Unless an individual has the ability to effectively access documents furnished in electronic form at any location where the individual is reasonably expected to perform his or her duties as an employee, and access to the employer or plan sponsor's electronic information system is an integral part of an individual's job duties, he or she must affirmatively consent to receive documents through electronic media. In the case of documents to be furnished through the Internet or other electronic communication network, consent must be given in a manner that reasonably demonstrates the individual's ability to access information in the electronic form that will be used to provide the information. Prior to consenting, the individual must be provided with a clear and conspicuous statement indicating:
 

  • The types of documents to which the consent would apply;

  • That consent can be withdrawn at any time without charge;    

  • The procedures for withdrawing consent and for updating the individual's address for receipt of electronically furnished documents or other information;

  • The right to request and obtain a paper version of an electronically furnished document, including whether the paper version will be provided free of charge; and

  • Any hardware and software requirements for accessing and retaining the documents.

 

Understanding your Letter 226-J

 

Letter 226-J is the initial letter issued to Applicable Large Employers (ALEs) to notify them that they may be liable for an Employer Shared Responsibility Payment (ESRP). The determination of whether an ALE may be liable for an ESRP and the amount of the proposed ESRP in Letter 226-J are based on information from Forms 1094-C and 1095-C filed by the ALE and the individual income tax returns filed by the ALE’s employees.

 

What you need to do

 

  • Read your letter and attachments carefully. These documents explain the ESRP process and how the information received affects the computation.

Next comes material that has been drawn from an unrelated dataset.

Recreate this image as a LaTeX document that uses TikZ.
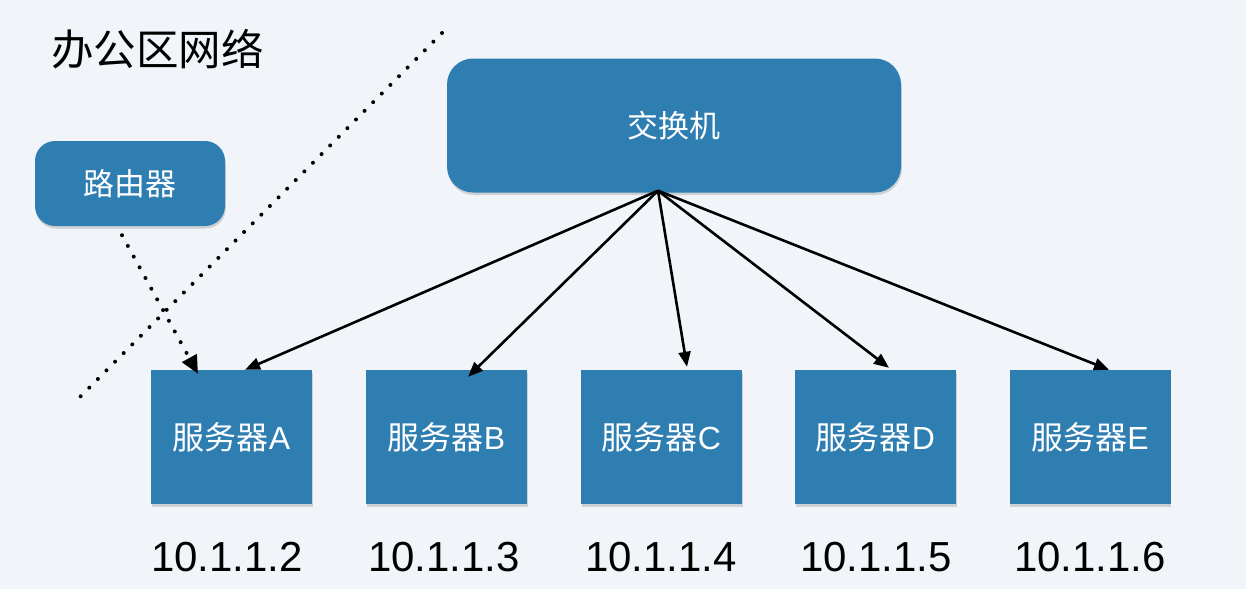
\documentclass[tikz,border=0pt]{standalone}
\usepackage{fontspec}
\setmainfont{Liberation Sans}
\newfontfamily\cjk{Noto Sans CJK SC}
\usetikzlibrary{calc,arrows.meta,shadows}
\definecolor{bg}{RGB}{241,245,249}
\definecolor{boxblue}{RGB}{47,126,178}
\begin{document}
\begin{tikzpicture}[x=1pt,y=-1pt,
  box/.style={fill=boxblue, draw=none, text=white, inner sep=0pt,
    drop shadow={shadow xshift=0.8pt, shadow yshift=-2.5pt, opacity=0.3}},
  server/.style={box, minimum width=161pt, minimum height=134pt,
    font=\fontsize{32}{38}\selectfont},
  ip/.style={font=\fontsize{42}{50}\selectfont, text=black},
  arr/.style={draw=black, line width=2.6pt, -{Triangle[length=15pt,width=12pt]}},
  dots/.style={line width=4pt, line cap=round, dash pattern=on 0pt off 12.2pt},
]
\fill[bg] (0,0) rectangle (1246,589);
\useasboundingbox (0,0) rectangle (1246,589);

\node[font=\cjk\fontsize{42.5}{48}\selectfont, text=black, anchor=west, inner sep=0pt] (title) at (51,49) {办公区网络};

\node[box, rounded corners=20pt, minimum width=190pt, minimum height=85pt,
  font=\cjk\fontsize{31}{36}\selectfont] (router) at (130,183.5) {路由器};
\node[box, rounded corners=26pt, minimum width=454pt, minimum height=134pt,
  font=\cjk\fontsize{31}{36}\selectfont] (switch) at (674,125.5) {交换机};

\node[server] (sA) at (231.5,437) {\raisebox{-2.5pt}{{\cjk 服务器}A}};
\node[server] (sB) at (446.5,437) {\raisebox{-2.5pt}{{\cjk 服务器}B}};
\node[server] (sC) at (661.5,437) {\raisebox{-2.5pt}{{\cjk 服务器}C}};
\node[server] (sD) at (875.5,437) {\raisebox{-2.5pt}{{\cjk 服务器}D}};
\node[server] (sE) at (1090,437) {\raisebox{-2.5pt}{{\cjk 服务器}E}};

\node[ip] (ipA) at (227,557) {10.1.1.2};
\node[ip] (ipB) at (444,557) {10.1.1.3};
\node[ip] (ipC) at (661,557) {10.1.1.4};
\node[ip] (ipD) at (876,557) {10.1.1.5};
\node[ip] (ipE) at (1090,557) {10.1.1.6};

\coordinate (hub) at ($(switch.south)+(-16,-2)$);
\draw[arr] (hub) -- ($(sA.north)+(13.5,0)$);
\draw[arr] (hub) -- ($(sB.north)+(21.5,7)$);
\draw[arr] (hub) -- ($(sC.north)+(25.5,-3)$);
\draw[arr] (hub) -- ($(sD.north)+(13.5,-2)$);
\draw[arr] (hub) -- ($(sE.north)+(19,0)$);

\coordinate (d1) at (442,33);
\coordinate (d2) at (77,400);
\draw[dots] (d1) -- (d2);
\draw[dots, -{Triangle[length=18pt,width=16pt]}] ($(router.south)+(-8,9)$) -- ($(sA.north)+(-33.5,4)$);
\end{tikzpicture}
\end{document}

  • The letter fully explains the steps to take if you agree or disagree with the proposed ESRP computation.

  • Complete the response form (Form 14764) indicating your agreement or disagreement with the letter.

  • If you disagree with the proposed ESRP liability, you must provide a full explanation of your disagreement and/or indicate changes needed on Form 14765 (PTC Listing). Return all documents as instructed in the letter by the response date.

  • If you agree with the proposed ESRP liability, follow the instructions to sign the response form and return with full payment in the envelope provided.

 

 

You may want to

 

  • Review the information reported on Forms 1094-C and 1095-C for the applicable year to confirm that the information filed with the IRS was accurate because the IRS uses that information to compute the ESRP.

  • Keep a copy of the letter and any documents you submit.

  • Contact us using the information provided in the letter if you have any questions or need additional time to respond.

  • Send us a Form 2848 (Power of Attorney and Declaration of Representative) to allow someone to contact us on your behalf. Note that the Form 2848 must state specifically the year and that it is for the Section 4980H Shared Responsibility Payment.

 

 

Answers to Common Questions

 

Why did I receive this letter?
The IRS used the information you provided on Forms 1094/5-C and determined that you are potentially liable for an ESRP.

 

Where did the IRS get the information used to compute the ESRP?
The IRS used form 1094/5-C filed by the ALE and the individual income tax returns of your full-time employees to identify if they were allowed a premium tax credit.

 

Is this letter a bill?
No, the letter is the initial proposal of the ESRP

 

What do I need to do?
Review the letter and attachments carefully and complete the response form by the date provided.

 

What do I do if the information is wrong or I disagree?
Follow the instructions in the letter to provide corrected information for consideration by the IRS. The IRS will reply with an acknowledgment letter informing you of their final determination.

 

Do I have appeal rights?
Yes, the 
acknowledgment letter that you receive will spell out all your rights, including your right to appeal.